JAKARTA, KOMPAS.com - Penyidik aparat penegak hukum bisa menggunakan alat bukti yang telah dipakai pada perkara sebelumnya untuk menjerat tersangka yang memenangkan praperadilan.
Hal ini merupakan salah satu pertimbangan Mahkamah Konstitusi (MK) dalam putusan uji materi terhadap Pasal 83 ayat 1 Undang-Undang Nomor 8 Tahun 1981 tentang Hukum Acara Pidana (KUHAP). Uji materi teregistrasi dengan nomor perkara 42/PUU-XV/2017.
Namun demikian, menurut MK, alat bukti tersebut harus disempurnakan secara substansial dan bukan sebagai alat bukti yang sifatnya formalitas semata. Sehingga, dapat dikatakan sebagai alat bukti baru.
"Dalam menggunakan alat bukti sebagai dasar penyidikan kembali adalah alat bukti yang telah dipertegas oleh Mahkamah, yaitu meskipun alat bukti tersebut tidak baru dan masih berkaitan dengan perkara sebelumnya akan tetapi adalah alat bukti yang telah disempurnakan secara substansial dan tidak bersifat formalitas semata sehingga pada dasarnya alat bukti yang dimaksud telah menjadi alat bukti baru yang berbeda dengan alat bukti sebelumnya," kata hakim Konstitusi Manahan MP Sitompul dalam sidang putusan uji materi yang digelar di MK, Jakarta, Selasa (10/10/2017).
(Baca: Pimpinan KPK Pastikan Akan Ada Sprindik Baru untuk Setya Novanto)
Manahan mengatakan, praperadilan hanya berkenaan dengan prosedur tata cara penanganan seorang tersangka yang diduga kuat melakukan tindak pidana. Langkah hukum ini sebagai fungsi checks and balances untuk membuktikan ada atau tidaknya pelanggaran hak asasi manusia dalam penetapan seseorang sebagai tersangka.

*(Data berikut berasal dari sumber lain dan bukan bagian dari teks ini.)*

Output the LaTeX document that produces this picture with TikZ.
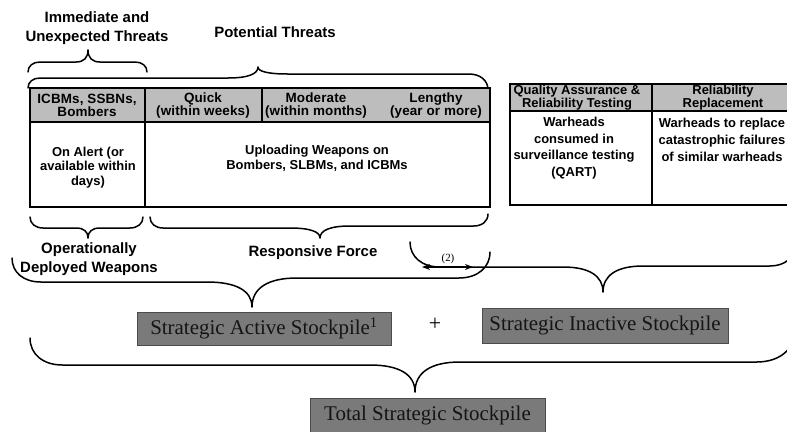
\documentclass[tikz,border=0pt]{standalone}
\usepackage{fontspec}
\setmainfont{Liberation Serif}
\setsansfont{Liberation Sans}
\usetikzlibrary{arrows.meta}

% brace: left end (#1,#2), left flat y #3, tip (#4,#5), right flat y #6, right end (#7,#8), tip width #9
\newcommand\curlybrace[9]{%
  \draw[brc] (#1,#2)
    .. controls (#1,{#2+0.6*(#3-#2)}) and ({#1+0.48*abs(#3-#2)},#3) .. ({#1+1.2*abs(#3-#2)},#3)
    -- ({#4-#9},#3)
    .. controls ({#4-0.35*#9},#3) and (#4,{#3+0.35*(#5-#3)}) .. (#4,#5)
    .. controls (#4,{#6+0.35*(#5-#6)}) and ({#4+0.35*#9},#6) .. ({#4+#9},#6)
    -- ({#7-1.2*abs(#6-#8)},#6)
    .. controls ({#7-0.48*abs(#6-#8)},#6) and (#7,{#8+0.6*(#6-#8)}) .. (#7,#8);}

\tikzset{
  lbl/.style={font=\fontsize{15}{19}\selectfont\sffamily\bfseries, align=center, inner sep=0},
  hdr/.style={font=\fontsize{13.5}{13}\selectfont\sffamily\bfseries\addfontfeature{LetterSpace=1},
    align=center, inner sep=0},
  hdrb/.style={font=\fontsize{13}{11.5}\selectfont\sffamily\bfseries, align=center, inner sep=0},
  bdy/.style={font=\fontsize{13}{14.5}\selectfont\sffamily\bfseries, align=center, inner sep=0},
  bdyb/.style={font=\fontsize{13}{16.7}\selectfont\sffamily\bfseries, align=center, inner sep=0},
  grid/.style={line width=1.1bp, draw=black},
  headfill/.style={fill=black!26},
  brc/.style={line width=1.5bp, line cap=round, line join=round},
  stock/.style={fill=black!52, draw=black!70, line width=0.8bp, text=black!92,
    font=\fontsize{21}{21}\selectfont, inner sep=0},
}

\begin{document}
\begin{tikzpicture}[x=1bp, y=-1bp]
\path[use as bounding box] (0,0) rectangle (787,431);
\clip (0,0) rectangle (787,431);

% ---- threat labels on top
\node[lbl] (immediate) at (97,28) {Immediate and\\Unexpected Threats};
\node[lbl] (potential) at (275,32) {Potential Threats};
\curlybrace{28}{72}{62}{88}{50}{62}{147}{72}{12}
\curlybrace{28}{88}{78}{258}{67}{74}{488}{90}{30}

% ---- force table
\fill[headfill] (30,88) rectangle (490,122);
\draw[grid] (30,88) rectangle (490,207);
\draw[grid] (30,122) -- (490,122);
\draw[grid] (145,88) -- (145,207);
\draw[grid] (262,88) -- (262,122);

\node[hdr] (hICBM) at (87,105.5) {ICBMs, SSBNs,\\Bombers};
\node[hdr] (hQuick) at (203,105.5) {Quick\\(within weeks)};
\node[hdr] (hModerate) at (316,105.5) {Moderate\\(within months)};
\node[hdr] (hLengthy) at (436,105.5) {Lengthy\\(year or more)};
\node[bdy] (alert) at (88,167.5) {On Alert (or\\available within\\days)};
\node[bdy] (upload) at (317,158.5) {Uploading Weapons on\\Bombers, SLBMs, and ICBMs};

% ---- reserve table
\fill[headfill] (510,84) rectangle (800,111);
\draw[grid] (510,84) rectangle (800,205);
\draw[grid] (510,111) -- (800,111);
\draw[grid] (652,84) -- (652,205);

\node[hdrb] (hQA) at (577,97.5) {Quality Assurance \&\\Reliability Testing};
\node[hdrb] (hRR) at (723,97.5) {Reliability\\Replacement};
\node[bdyb] (qart) at (574,148) {Warheads\\consumed in\\surveillance testing\\(QART)};
\node[bdyb] (repl) at (722,140) {Warheads to replace\\catastrophic failures\\of similar warheads};

% ---- braces under the force table
\curlybrace{30}{217}{228}{88}{238}{228}{143}{217}{12}
\curlybrace{150}{217}{228}{320}{238}{226}{488}{214}{30}
\node[lbl] (operational) at (89,259) {Operationally\\Deployed Weapons};
\node[lbl] (responsive) at (313,253) {Responsive Force};

% ---- stockpile braces
\curlybrace{12}{258}{282}{252}{307}{278}{490}{252}{45}
\curlybrace{410}{242}{267}{603}{292}{266}{795}{245}{40}
\curlybrace{30}{338}{365}{415}{392}{362}{795}{330}{45}

% ---- transfer arrow
\coordinate (arrL) at (422,267);
\coordinate (arrR) at (473,267);
\draw[line width=1.5bp, {Stealth[length=8bp,width=6bp]}-{Stealth[length=8bp,width=6bp]}] (arrL) -- (arrR);
\node[font=\fontsize{11}{11}\selectfont, inner sep=0] (two) at (448,259) {(2)};

% ---- stockpile boxes
\node[stock, minimum width=254bp, minimum height=33bp] (active) at (264,328.5)
  {Strategic Active Stockpile\textsuperscript{1}};
\node[font=\fontsize{22}{22}\selectfont, inner sep=0] (plus) at (435,324) {+};
\node[stock, minimum width=246bp, minimum height=35bp] (inactive) at (605,325.5)
  {Strategic Inactive Stockpile};
\node[stock, minimum width=235bp, minimum height=34bp] (total) at (427.5,415)
  {Total Strategic Stockpile};
\end{tikzpicture}
\end{document}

Namun demikian, praperadilan tidak serta-merta menutup peluang bagi penyidik untuk kembali melakukan pendalaman kasus dan menerbitkan sprindik perintah dimulainya penyidikan (sprindik) baru agar orang yang terindikasi kuat terlibat perkara tersebut kembali ditetapkan sebagai tersangka.
"Pada prinsipnya, praperadilan bertujuan menempatkan kedudukan yang sama dihadapan hukum acara pidana dengan cara menegakkan suatu mekanisme kontrol terhadap adanya kemungkinan tindakan sewenang-wenang dari penyidik atau penuntut umum...," kata Manahan.

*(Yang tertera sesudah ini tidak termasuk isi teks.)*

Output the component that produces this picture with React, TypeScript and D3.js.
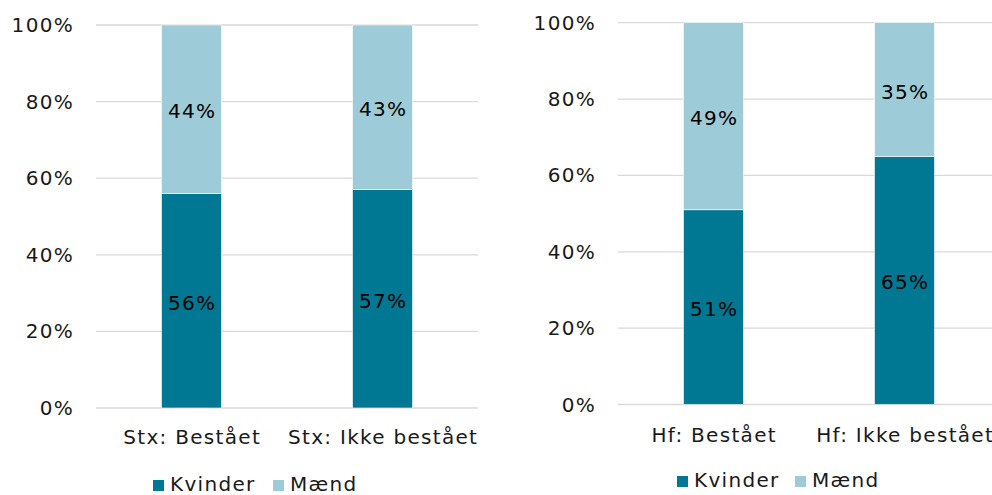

(Baca: Jika KPK Tersangkakan Lagi Setya Novanto, Kuasa Hukum Bakal Lapor Polisi)
Putusan praperadilan dan tidak diperbolehkannya alat bukti yang sudah digunakan dalam perkara sebelumnya sempat menjadi polemik dalam perkara gugatan Setya Novanto.
Hakim Pengadilan Negeri Jakarta Selatan, Cepi Iskandar, memenangkan praperadilan yang diajukan oleh Setya Novanto pasca penetapannya sebagai tersangka. KPK menduga Setya terlibat kasus korupsi proyek e-KTP.

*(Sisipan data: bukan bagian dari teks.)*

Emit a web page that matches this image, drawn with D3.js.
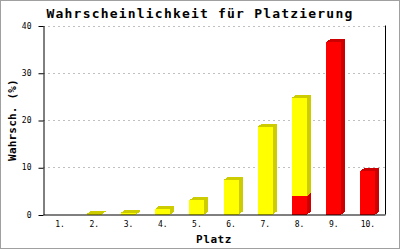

Cepi juga menilai alat bukti yang diajukan berasal dari penyidikan terhadap Irman dan Sugiharto, mantan pejabat Kementerian Dalam Negeri yang sudah divonis bersalah melakukan korupsi E-KTP.
Menurut Cepi, alat bukti yang sudah digunakan dalam perkara sebelumnya tidak bisa digunakan untuk menangani perkara selanjutnya.